Cypress Hills (J)

Selva adentro

Tatiana Arocha
Glass artwork in a station windscreen.
“Selva adentro” (2025) © Tatiana Arocha, NYCT Cypress Hills. Commissioned by MTA Arts & Design. Photo: Etienne Frossard

About the project

Tatiana Arocha’s “Selva adentro” (The jungle inside) brings the rich biodiversity of her native Colombia to Brooklyn’s Cypress Hills. Her practice, rooted in fieldwork, blends drawings, photographs, and tracings into a visual language of tree bark, seeds, leaves and other natural elements. These observations are deepened through dialogue with Indigenous communities, whose knowledge of the land informs her work. Arocha describes these works as “an act of care—a gesture toward remembering the landscapes and communities that existed long before the city.”  

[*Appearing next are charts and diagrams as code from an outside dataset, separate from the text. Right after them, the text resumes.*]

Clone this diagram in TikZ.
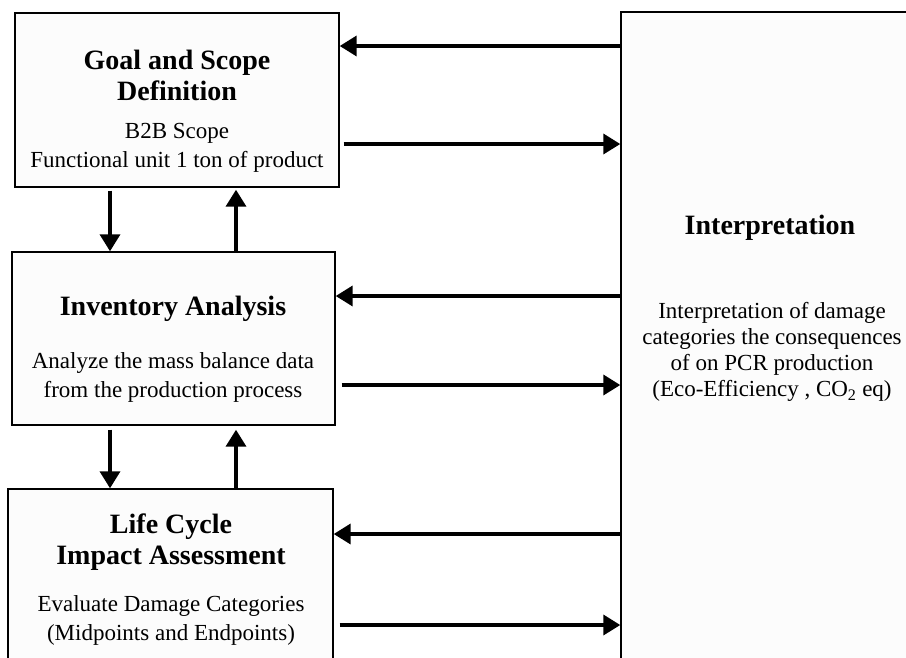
\documentclass[tikz,border=0pt]{standalone}
\usepackage{fontspec}
\setmainfont{Liberation Serif}
\usetikzlibrary{arrows.meta}
\begin{document}
\begin{tikzpicture}[x=1pt,y=-1pt,
  stage/.style={draw=black, line width=1.4pt, fill=white!99!black, inner sep=0pt},
  ttl/.style={font=\fontsize{28}{31}\selectfont\bfseries, align=center, inner sep=0pt},
  txt/.style={font=\fontsize{23}{29}\selectfont, align=center, inner sep=0pt},
  arr/.style={line width=3.6pt, -{Triangle[length=17pt,width=20pt]}}]
\clip (0,0) rectangle (906,657);
\fill[white] (0,0) rectangle (906,657);
% boxes
\node[stage, minimum width=324pt, minimum height=174pt] (goal) at (177,100) {};
\node[stage, minimum width=323pt, minimum height=173pt] (inv) at (173.5,338.5) {};
\node[stage, minimum width=325pt, minimum height=200pt] (lcia) at (170.5,589) {};
\node[stage, minimum width=300pt, minimum height=680pt] (interp) at (771,352) {};
% texts
\node[ttl] (goalT) at (177,75) {Goal and Scope\\Definition};
\node[txt] (goalB) at (177,148) {B2B Scope\\Functional unit 1 ton of product};
\node[ttl] (invT) at (173,309) {Inventory Analysis};
\node[txt] (invB) at (173,377) {Analyze the mass balance data\\from the production process};
\node[ttl] (lciaT) at (171,542) {Life Cycle\\Impact Assessment};
\node[txt] (lciaB) at (171,620) {Evaluate Damage Categories\\(Midpoints and Endpoints)};
\node[ttl] (interpT) at (770,228) {Interpretation};
\node[txt, font=\fontsize{23}{26}\selectfont] (interpB) at (772,352) {Interpretation of damage\\categories the consequences\\of on PCR production\\(Eco-Efficiency , CO\textsubscript{2} eq)};
% helper coordinates
\coordinate (y1) at (0,46);
\coordinate (y2) at (0,144);
\coordinate (y3) at (0,296);
\coordinate (y4) at (0,385);
\coordinate (y5) at (0,534);
\coordinate (y6) at (0,625);
\coordinate (xd) at (110,0);
\coordinate (xu) at (236,0);
% horizontal arrows
\draw[arr] (interp.west |- y1) -- (goal.east |- y1);
\draw[arr, shorten <=4pt] (goal.east |- y2) -- (interp.west |- y2);
\draw[arr] (interp.west |- y3) -- (inv.east |- y3);
\draw[arr, shorten <=6pt] (inv.east |- y4) -- (interp.west |- y4);
\draw[arr] (interp.west |- y5) -- (lcia.east |- y5);
\draw[arr, shorten <=6pt] (lcia.east |- y6) -- (interp.west |- y6);
% vertical arrows
\draw[arr, shorten <=3pt] (goal.south -| xd) -- (inv.north -| xd);
\draw[arr, shorten >=2pt] (inv.north -| xu) -- (goal.south -| xu);
\draw[arr, shorten <=4pt] (inv.south -| xd) -- (lcia.north -| xd);
\draw[arr, shorten >=4pt] (lcia.north -| xu) -- (inv.south -| xu);
\end{tikzpicture}
\end{document}
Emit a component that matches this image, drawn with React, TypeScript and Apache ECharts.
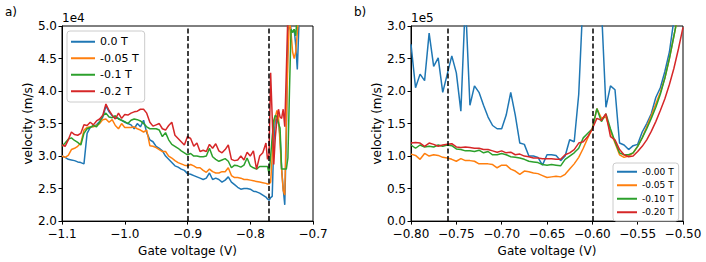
import React, { useEffect, useRef } from 'react';
import * as echarts from 'echarts';

// ---- Panel a): velocity in units of 1e4 m/s ----
const leftVoltage = [
  -1.100, -1.095, -1.090, -1.085, -1.080, -1.075, -1.070, -1.065, -1.060, -1.055,
  -1.050, -1.045, -1.040, -1.035, -1.030, -1.025, -1.020, -1.015, -1.010, -1.005,
  -1.000, -0.995, -0.990, -0.985, -0.980, -0.975, -0.970, -0.965, -0.960, -0.955,
  -0.950, -0.945, -0.940, -0.935, -0.930, -0.925, -0.920, -0.915, -0.910, -0.905,
  -0.900, -0.895, -0.890, -0.885, -0.880, -0.875, -0.870, -0.865, -0.860, -0.855,
  -0.850, -0.845, -0.840, -0.835, -0.830, -0.825, -0.820, -0.815, -0.810, -0.805,
  -0.800, -0.795, -0.790, -0.785, -0.780, -0.775, -0.7725, -0.770,
  -0.7675, -0.765, -0.7625, -0.760, -0.7575, -0.755, -0.7525, -0.750, -0.7475, -0.745,
  -0.7425, -0.740, -0.7375, -0.735, -0.7325, -0.730, -0.7275, -0.725, -0.7225, -0.720, -0.7175,
];
const leftB0 = [
  3.00, 2.98, 2.95, 2.94, 2.93, 2.91, 2.90, 2.88, 3.35, 3.44,
  3.46, 3.48, 3.53, 3.60, 3.77, 3.68, 3.62, 3.58, 3.58, 3.55,
  3.52, 3.50, 3.48, 3.42, 3.50, 3.45, 3.55, 3.36, 3.25, 3.22,
  3.15, 3.12, 3.08, 3.00, 2.95, 2.90, 2.85, 2.83, 2.80, 2.78,
  2.73, 2.72, 2.70, 2.68, 2.66, 2.64, 2.66, 2.74, 2.64, 2.66,
  2.64, 2.60, 2.63, 2.68, 2.60, 2.56, 2.52, 2.49, 2.50, 2.50,
  2.49, 2.46, 2.45, 2.43, 2.40, 2.37, 2.34, 2.32,
  2.36, 2.38, 3.20, 3.58, 3.55, 3.52, 3.30, 2.80, 2.50, 2.25,
  3.30, 4.90, 5.10, 4.95, 4.90, 4.95, 4.70, 4.33, 5.00, 5.50, 5.80,
];
const leftB005 = [
  3.00, 2.98, 3.01, 3.10, 3.12, 3.15, 3.20, 3.40, 3.44, 3.45,
  3.45, 3.47, 3.50, 3.56, 3.57, 3.52, 3.56, 3.47, 3.42, 3.50,
  3.44, 3.44, 3.44, 3.45, 3.42, 3.40, 3.37, 3.40, 3.16, 3.15,
  3.13, 3.10, 3.07, 3.07, 3.00, 2.97, 2.93, 2.90, 2.88, 2.86,
  2.85, 2.87, 2.85, 2.82, 2.82, 2.78, 2.75, 2.80, 2.76, 2.74,
  2.74, 2.76, 2.76, 2.82, 2.70, 2.67, 2.67, 2.66, 2.64, 2.64,
  2.63, 2.62, 2.61, 2.60, 2.59, 2.58, 2.57, 2.57,
  2.60, 3.00, 3.50, 3.60, 3.70, 3.60, 3.20, 2.80, 2.47, 2.40,
  3.50, 4.50, 5.10, 4.90, 4.60, 4.50, 4.60, 4.90, 5.20, 5.50, 5.80,
];
const leftB01 = [
  3.15, 3.20, 3.26, 3.28, 3.24, 3.21, 3.17, 3.35, 3.42, 3.44,
  3.47, 3.45, 3.52, 3.62, 3.66, 3.60, 3.59, 3.62, 3.57, 3.55,
  3.53, 3.50, 3.55, 3.57, 3.56, 3.54, 3.50, 3.45, 3.42, 3.42,
  3.42, 3.40, 3.30, 3.36, 3.25, 3.18, 3.15, 3.12, 3.08, 3.05,
  3.02, 3.04, 3.00, 3.00, 2.99, 2.99, 3.00, 3.12, 2.99, 2.95,
  2.92, 2.94, 2.96, 2.92, 2.82, 2.86, 2.85, 2.83, 2.86, 2.97,
  2.85, 2.82, 2.80, 2.84, 2.84, 2.84, 2.84, 2.73,
  3.00, 3.30, 3.55, 3.63, 3.60, 3.50, 3.43, 2.80, 2.80, 2.80,
  2.80, 2.97, 4.00, 4.95, 4.90, 4.95, 4.85, 5.20, 5.50, 5.80, 6.00,
];
const leftB02 = [
  3.17, 3.15, 3.25, 3.37, 3.33, 3.32, 3.35, 3.48, 3.47, 3.52,
  3.48, 3.54, 3.57, 3.63, 3.80, 3.70, 3.63, 3.57, 3.66, 3.58,
  3.64, 3.63, 3.66, 3.68, 3.69, 3.72, 3.72, 3.66, 3.52, 3.46,
  3.48, 3.50, 3.42, 3.40, 3.47, 3.52, 3.32, 3.27, 3.22, 3.17,
  3.30, 3.27, 3.15, 3.20, 3.07, 3.09, 3.07, 3.18, 3.12, 3.19,
  3.08, 3.05, 3.10, 3.17, 2.95, 2.93, 2.94, 3.00, 2.94, 3.06,
  3.00, 3.08, 2.80, 3.00, 3.05, 3.20, 2.95, 3.02,
  4.28, 3.60, 2.87, 3.30, 3.55, 3.72, 3.60, 3.58, 3.72, 3.45,
  4.30, 5.20, 5.50, 5.40, 5.30, 5.50, 5.60, 5.70, 5.80, 5.90, 6.00,
];
const leftNames = ['0.0 T', '-0.05 T', '-0.1 T', '-0.2 T'];
const leftDashed = [-0.9, -0.77];
const leftXTicks = { min: -1.1, max: -0.7, step: 0.1 };
const leftYTicks = { min: 2.0, max: 5.0, step: 0.5 };

// ---- Panel b): velocity in units of 1e5 m/s ----
const rightVoltage = [
  -0.800, -0.795, -0.790, -0.785, -0.780, -0.775, -0.770, -0.765, -0.760, -0.755,
  -0.750, -0.745, -0.740, -0.735, -0.730, -0.725, -0.720, -0.715, -0.710, -0.705,
  -0.700, -0.695, -0.690, -0.685, -0.680, -0.675, -0.670, -0.665, -0.660, -0.655,
  -0.650, -0.645, -0.640, -0.635, -0.630, -0.625, -0.620, -0.615, -0.610, -0.605,
  -0.600, -0.595, -0.590, -0.585, -0.580, -0.575, -0.570, -0.565, -0.560, -0.555,
  -0.550, -0.545, -0.540, -0.535, -0.530, -0.525, -0.520, -0.515, -0.510, -0.505,
  -0.500,
];
const rightB000 = [
  2.72, 2.05, 2.26, 2.16, 2.89, 2.38, 2.51, 1.98, 2.26, 2.54,
  2.28, 1.69, 3.40, 1.78, 2.08, 1.98, 1.78, 1.60, 1.47, 1.42,
  1.42, 1.63, 1.98, 1.63, 1.20, 1.18, 1.00, 1.00, 0.98, 0.86,
  1.02, 1.02, 1.01, 0.93, 1.00, 1.25, 1.22, 1.95, 3.50, 5.00,
  6.00, 5.00, 3.30, 1.75, 2.08, 2.02, 1.20, 1.17, 1.10, 1.16,
  1.18, 1.37, 1.50, 1.65, 1.90, 2.05, 2.30, 2.60, 3.10, 3.60,
  4.00,
];
const rightB005 = [
  1.03, 1.01, 0.95, 1.04, 1.00, 1.02, 1.01, 0.98, 0.97, 0.95,
  0.92, 0.96, 0.93, 0.93, 0.92, 0.88, 0.88, 0.88, 0.87, 0.82,
  0.86, 0.86, 0.80, 0.77, 0.72, 0.77, 0.76, 0.74, 0.73, 0.70,
  0.67, 0.68, 0.69, 0.68, 0.72, 0.80, 0.88, 0.98, 1.12, 1.28,
  1.42, 1.73, 1.58, 1.60, 1.38, 1.20, 1.02, 0.98, 1.00, 1.05,
  1.15, 1.28, 1.45, 1.62, 1.80, 1.98, 2.20, 2.50, 2.85, 3.20,
  3.50,
];
const rightB010 = [
  1.17, 1.12, 1.17, 1.14, 1.15, 1.14, 1.17, 1.15, 1.17, 1.16,
  1.11, 1.10, 1.08, 1.08, 1.07, 1.09, 1.05, 1.07, 1.02, 1.02,
  1.04, 1.02, 0.99, 0.98, 0.97, 0.95, 0.92, 0.91, 0.90, 0.87,
  0.86, 0.87, 0.86, 0.85, 0.95, 1.00, 1.05, 1.12, 1.28, 1.35,
  1.42, 1.73, 1.53, 1.65, 1.42, 1.22, 1.05, 1.02, 1.02, 1.05,
  1.15, 1.28, 1.42, 1.58, 1.75, 1.95, 2.20, 2.50, 2.85, 3.20,
  3.50,
];
const rightB020 = [
  1.20, 1.21, 1.20, 1.15, 1.20, 1.18, 1.15, 1.17, 1.18, 1.19,
  1.14, 1.13, 1.14, 1.13, 1.12, 1.12, 1.10, 1.10, 1.08, 1.06,
  1.08, 1.05, 1.06, 1.02, 1.03, 1.00, 0.99, 0.97, 0.97, 0.96,
  0.96, 0.96, 0.95, 0.95, 1.02, 1.05, 1.10, 1.20, 1.22, 1.30,
  1.42, 1.58, 1.55, 1.65, 1.30, 1.25, 1.10, 1.02, 0.99, 1.00,
  1.07, 1.15, 1.25, 1.38, 1.53, 1.70, 1.88, 2.10, 2.35, 2.65,
  2.98,
];
const rightNames = ['-0.00 T', '-0.05 T', '-0.10 T', '-0.20 T'];
const rightDashed = [-0.755, -0.6];
const rightXTicks = { min: -0.8, max: -0.5, step: 0.05 };
const rightYTicks = { min: 0.0, max: 3.0, step: 0.5 };

const COLORS = ['#1f77b4', '#ff7f0e', '#2ca02c', '#d62728'];
const FONT = 'DejaVu Sans';

const pairs = (xs: number[], ys: number[]) => xs.map((x, i) => [x, ys[i]]);
const fmt = (d: number) => (v: number) => {
  const s = v.toFixed(d);
  return s.startsWith('-') ? '\u2212' + s.slice(1) : s;
};

function xAxisCfg(gridIndex: number, t: { min: number; max: number; step: number }, dec: number) {
  return {
    type: 'value', gridIndex, min: t.min, max: t.max, interval: t.step,
    name: 'Gate voltage (V)', nameLocation: 'middle', nameGap: 20,
    nameTextStyle: { fontFamily: FONT, fontSize: 12, color: '#000' },
    axisLine: { show: true, onZero: false, lineStyle: { color: '#000', width: 1 } },
    axisTick: { show: true, length: 3.5, lineStyle: { color: '#000', width: 1 } },
    axisLabel: { formatter: fmt(dec), fontFamily: FONT, fontSize: 12, color: '#000', margin: 7, lineHeight: 12 },
    splitLine: { show: false },
  };
}
function yAxisCfg(gridIndex: number, t: { min: number; max: number; step: number }) {
  return {
    type: 'value', gridIndex, min: t.min, max: t.max, interval: t.step,
    name: 'velocity (m/s)', nameLocation: 'middle', nameGap: 28, nameRotate: 90,
    nameTextStyle: { fontFamily: FONT, fontSize: 12, color: '#000' },
    axisLine: { show: true, onZero: false, lineStyle: { color: '#000', width: 1 } },
    axisTick: { show: true, length: 3.5, lineStyle: { color: '#000', width: 1 } },
    axisLabel: { formatter: fmt(1), fontFamily: FONT, fontSize: 12, color: '#000', margin: 5, lineHeight: 11 },
    splitLine: { show: false },
  };
}

function lineSeries(name: string, data: number[][], idx: number, color: string, dashed?: number[]) {
  const s: any = {
    type: 'line', name, data, xAxisIndex: idx, yAxisIndex: idx,
    showSymbol: false, symbol: 'none', clip: true,
    lineStyle: { color, width: 1.5 }, itemStyle: { color },
  };
  if (dashed) {
    s.markLine = {
      silent: true, symbol: ['none', 'none'], label: { show: false },
      lineStyle: { color: '#000', width: 1.5, type: [5, 2.5] },
      data: dashed.map((v) => ({ xAxis: v })),
    };
  }
  return s;
}

export default function App() {
  const ref = useRef<HTMLDivElement>(null);
  useEffect(() => {
    if (!ref.current) return;
    const chart = echarts.init(ref.current, undefined, { renderer: 'svg' });
    const leftData = [leftB0, leftB005, leftB01, leftB02];
    const rightData = [rightB000, rightB005, rightB010, rightB020];
    const series: any[] = [];
    leftData.forEach((ys, i) =>
      series.push(lineSeries(leftNames[i], pairs(leftVoltage, ys), 0, COLORS[i], i === 0 ? leftDashed : undefined)));
    rightData.forEach((ys, i) =>
      series.push(lineSeries(rightNames[i], pairs(rightVoltage, ys), 1, COLORS[i], i === 0 ? rightDashed : undefined)));

    chart.setOption({
      animation: false,
      backgroundColor: '#fff',
      grid: [
        { left: 62, right: 393, top: 26, bottom: 38, show: true, borderColor: '#000', borderWidth: 1, backgroundColor: 'transparent' },
        { left: 411, right: 23, top: 26, bottom: 38, show: true, borderColor: '#000', borderWidth: 1, backgroundColor: 'transparent' },
      ],
      xAxis: [xAxisCfg(0, leftXTicks, 1), xAxisCfg(1, rightXTicks, 2)],
      yAxis: [yAxisCfg(0, leftYTicks), yAxisCfg(1, rightYTicks)],
      legend: [
        {
          data: leftNames, orient: 'vertical', left: 67, top: 31,
          icon: 'rect', itemWidth: 24, itemHeight: 2, itemGap: 3,
          padding: [4, 6, 4, 4], borderColor: '#ccc', borderWidth: 1, borderRadius: 3,
          backgroundColor: 'rgba(255,255,255,0.8)',
          textStyle: { fontFamily: FONT, fontSize: 11, color: '#000', lineHeight: 13.5 },
          selectedMode: false,
        },
        {
          data: rightNames, orient: 'vertical', left: 613, top: 163,
          icon: 'rect', itemWidth: 20, itemHeight: 2, itemGap: 2,
          padding: [3, 5, 3, 4], borderColor: '#ccc', borderWidth: 1, borderRadius: 3,
          backgroundColor: 'rgba(255,255,255,0.8)',
          textStyle: { fontFamily: FONT, fontSize: 9, color: '#000', lineHeight: 11.5 },
          selectedMode: false,
        },
      ],
      graphic: [
        { type: 'text', left: 5, top: 6, style: { text: 'a)', font: `12px "${FONT}"`, fill: '#000' } },
        { type: 'text', left: 354, top: 6, style: { text: 'b)', font: `12px "${FONT}"`, fill: '#000' } },
        { type: 'text', left: 62, top: 12, style: { text: '1e4', font: `12px "${FONT}"`, fill: '#000' } },
        { type: 'text', left: 411, top: 12, style: { text: '1e5', font: `12px "${FONT}"`, fill: '#000' } },
      ],
      series,
    });
    return () => chart.dispose();
  }, []);
  return <div ref={ref} style={{ position: 'fixed', left: 0, top: 0, width: 706, height: 262 }} />;
}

Set within the elevated station’s platform windscreens, “Selva adentro” comprises six digitally printed murals and was fabricated by Tom Patti Designs. The 24-panel glass artwork presents a series of reconstructed snapshots of lush greenery, animal life, and tropical forests collaged from Arocha’s visual archive. Using a monochromatic palette of black, white, and grey, Arocha highlights environmental fragility, while bodies of water rendered in gold leaf serve as shimmering reminders of human impact. On the Queens-bound side of the platform, birds like the egret and heron rest, eat, and soar through dense trees and swamps. A mural on the Manhattan-bound platform features a downed log with vegetation sprouting around it, evoking natural cycles of growth and decay. As riders approach the murals, they can also discover the delicate presence of smaller animals, such as camouflaged snakes, frogs, and spiders.  

About the artist

Tatiana Arocha is a New York-born Colombian artist. Her art practice explores intimacy between people and land, rooted in personal memory and her immigrant experience, and centers on community through public art interventions and transdisciplinary knowledge exchange. Arocha was recently awarded a NYSCA Artist Grant, was a MacDowell Fellow in 2023, and was the recipient of the Annual Award for Excellence in Design by the Public Design Commission of the City of New York 2024—artist in residency at Residency Unlimited and Santa Fe Art Institute. Solo exhibitions include Newhouse Center for Contemporary Art, Sugar Hill Children’s Museum of Art & Storytelling, Queens Botanical Garden, and site-specific installations at Brooklyn Public Library, BRIC, Brookfield Place/Winter Garden, Goethe-Institut Kolumbien, and Hilton Bogota Corferias.